In the Introduction to the Early Warning System series, we talked about the increasing importance of threat intelligence for combating advanced attackers by understanding the tactics they are using right now against our defenses. With this intelligence, combined with information about what’s happening in your environment, you can more effectively prioritize your efforts and make better, more efficient use of your limited security resources.

We also point out that law enforcement has been using this concept doing for decades. A critical infrastructure or high-profile tourist target has a deployed set of internal security controls (such as security guards, video surveillance, etc.). Police implement these controls based on their best assessment of the risk – within the constraints of their funding, resources, and expertise. Of course they cannot cover everything – nobody can. An attacker using fairly simple reconnaissance tactics can understand the visible controls and build an attack plan to evade them. Sound familiar? Police need something to help focus their efforts. Something to give them a clue about where to look for the next attack.

That’s where threat intelligence comes in. In this case, law enforcement has folks who monitor threat sources (radical groups, weapons purchases, etc.) in order to identify patterns that could represent a tangible threat to a specific target. When law enforcement finds something they may act directly to neutralize the threat, or work with the targets to ensure they improve controls and watch for that particular class of threat.

Of course commercial entities operate under different constraints – they cannot rely on an external party like government to provide sufficient threat intelligence. So commercial enterprises need to both deploy controls and build their own analysis capabilities to gather and process threat intelligence, which is neither easy nor quick. Investment and commitment are required, to look beyond your walls and try to become a bit less reactive to the attack space. You also need a structured process, to focus only on what you see internally, but also what’s happening externally. That what the Early Warning System is all about.

The Early Warning Process

An Early Warning System (EWS) involves implementing a systematic process to collect data internally, gather intelligence from third parties, and then analyze the information for particular dangers to your environment. We will first list each part, and dig into the functions through the rest of this series.

Internal Data Collection/Baselining

The first two steps in the process involve looking inward. We have done a ton of research over the past few years into technologies that enable you to analyze your security data. Whether your aggregation platform comes takes the perspective of SIEM / Log Management, Vulnerability Management, or even network forensics doesn’t really matter. But you need a tool to aggregate your security data, with the ability to also handle external information.

Once the data is aggregated, the next step involves establishing a number of baselines to identify ‘normal’ for your environment. Of course normal is not really the right term – no environment is really normal. But you need to start somewhere. So equipped with baselines describing what typically happens in your environment, you can start looking for anomalies – deviations from those baselines – which may indicate something funky and thus bear further investigation.

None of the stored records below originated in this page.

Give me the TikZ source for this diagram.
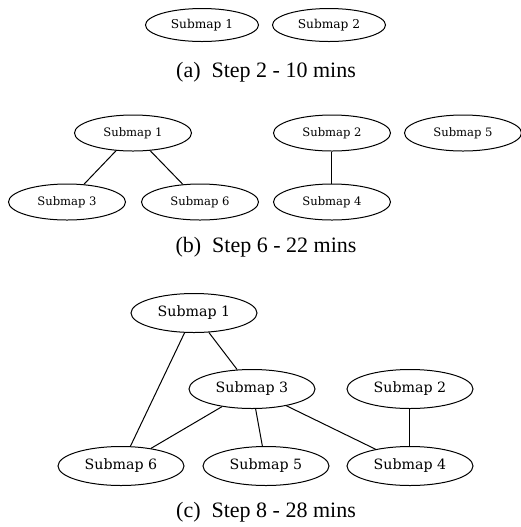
\documentclass[tikz,border=0pt]{standalone}
\usepackage{fontspec}
\setmainfont{Liberation Serif}
\newfontfamily\graphfont{DejaVu Serif}
\usetikzlibrary{shapes.geometric}

\tikzset{
	submap/.style={draw, ellipse, inner sep=0pt, line width=0.5pt},
	mapa/.style={minimum width=56.5pt, minimum height=16.5pt, font=\graphfont\fontsize{6.1}{7}\selectfont},
	mapb/.style={minimum width=58.5pt, minimum height=18pt, font=\graphfont\fontsize{5.8}{7}\selectfont},
	mapc/.style={minimum width=63pt, minimum height=19.5pt, font=\graphfont\fontsize{7.1}{8}\selectfont},
	subcap/.style={font=\fontsize{11}{13}\selectfont}
}

\begin{document}
\begin{tikzpicture}[x=0.5pt, y=-0.5pt, line width=0.5pt]
		\useasboundingbox (0,0) rectangle (521,527);
		% (a)
		\node[submap, mapa] (a1) at (202, 25) {Submap 1};
		\node[submap, mapa] (a2) at (329, 25) {Submap 2};
		\node[subcap] (capa) at (266, 72) {(a)\enskip Step 2 - 10 mins};
		
		% (b)
		\node[submap, mapb] (b1) at (133, 133) {Submap 1};
		\node[submap, mapb] (b2) at (332, 133) {Submap 2};
		\node[submap, mapb] (b5) at (463, 133) {Submap 5};
		\node[submap, mapb] (b3) at (67, 202) {Submap 3};
		\node[submap, mapb] (b6) at (200, 202) {Submap 6};
		\node[submap, mapb] (b4) at (332, 202) {Submap 4};
		\node[subcap] (capb) at (266, 247) {(b)\enskip Step 6 - 22 mins};
		
		\draw (b1) -- (b3);
		\draw (b1) -- (b6);
		\draw (b2) -- (b4);
		
		% (c)
		\node[submap, mapc] (c1) at (194, 313) {Submap 1};
		\node[submap, mapc] (c3) at (252, 389) {Submap 3};
		\node[submap, mapc] (c2) at (410, 389) {Submap 2};
		\node[submap, mapc] (c6) at (121, 466) {Submap 6};
		\node[submap, mapc] (c5) at (266, 466) {Submap 5};
		\node[submap, mapc] (c4) at (410, 466) {Submap 4};
		\node[subcap] (capc) at (266, 512) {(c)\enskip Step 8 - 28 mins};
		
		\draw (c1) -- (c6);
		\draw (c1) -- (c3);
		\draw (c3) -- (c6);
		\draw (c3) -- (c5);
		\draw (c3) -- (c4);
		\draw (c2) -- (c4);
\end{tikzpicture}
\end{document}
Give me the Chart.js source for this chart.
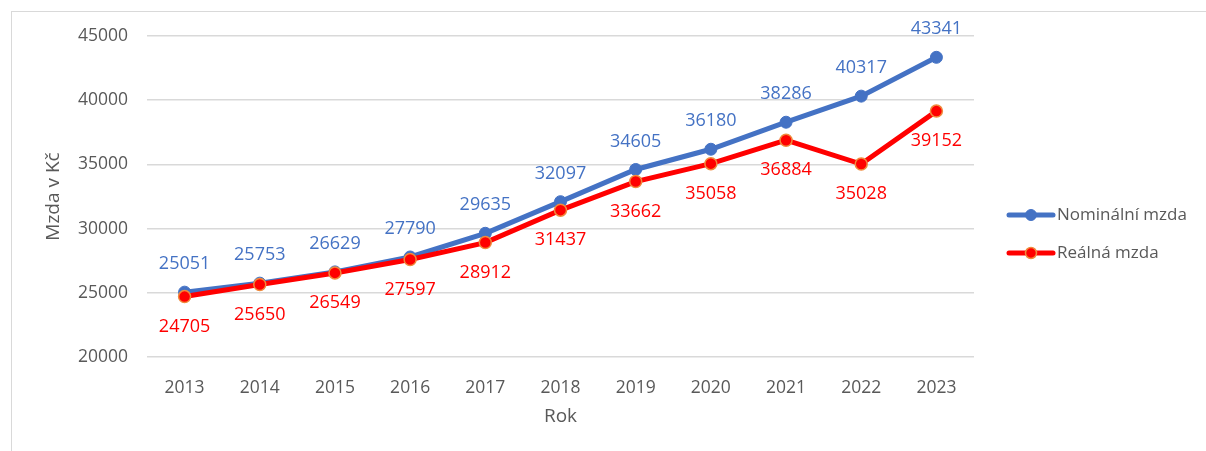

As a technology foundation for EWS, your existing tools could be entirely suitable. But most data aggregation tools are built to specifically for compliance. They are designed to put a lot of security data in one place and generate reports, but not so good at analysis or pattern detection – especially if you don’t know the patterns to look for in advance. Your EWS needs to be built on strong analytical tools – with a threat-centric view of the world rather than a focus on compliance reporting.

External Threat Feeds

Once you have your internal data in order, you cross-reference it against attacks seen in the wild via external threat research. You will quickly learn that there is no lack of threat data. Every vendor has a security research team, and they are constantly generating content – both for external consumption (mostly public relations) and for integration into their own products and services. There are also providers who generate stand-alone threat data feeds for integration into existing tools. So you need to identify the threat intelligence sources to use and manage the overlap between different sources. Finally, you need to integrate your feeds into the tool(s) you use to aggregate security data.

Analyze

The next part of the process is to provide context, for both the internal and external data you gathered, and systematically apply it to your specific situation. This requires not just data and an analytics engine to evaluate the data and find patterns. But the key is to interpret the data, and determine the degree of risk posed by each threat you analyze – to your environment. This is neither cheap nor easy to automate. We know of several organizations, each with dozens of folks processing threat intelligence and assessing the risk to their respective organizations. This is not common (and these folks have very mature security programs), but it’s simply not realistic to buy a toaster and expect it to pump out actionable threat intelligence.

Act

Finally you have information which might indicate an attack is coming. Of course you won’t have precision on when or where. So what do you do? Do you take action? Do you just monitor for indicators of the attack commencing? Do you do nothing and wait until systems are down before mopping up the mess? At one time or another you will likely find yourself doing each of the above. Equipped with contextual threat intelligence from your EWS, you can implement workarounds and remediations to address the issues you found. Or not, depending on your culture and ability to make bets that might be wrong.

Of course that is an important concept, now and through the rest of this series. Building an Early Warning System doesn’t mean you will always be right. Just like any other system designed to predict the future, it will be wrong, and you will see false positives. So one success criterion for implementing an EWS is realism about what it can do and what it can’t. It’s about optimizing the resources at your disposal, by focusing on things the most likely (successful) attacks.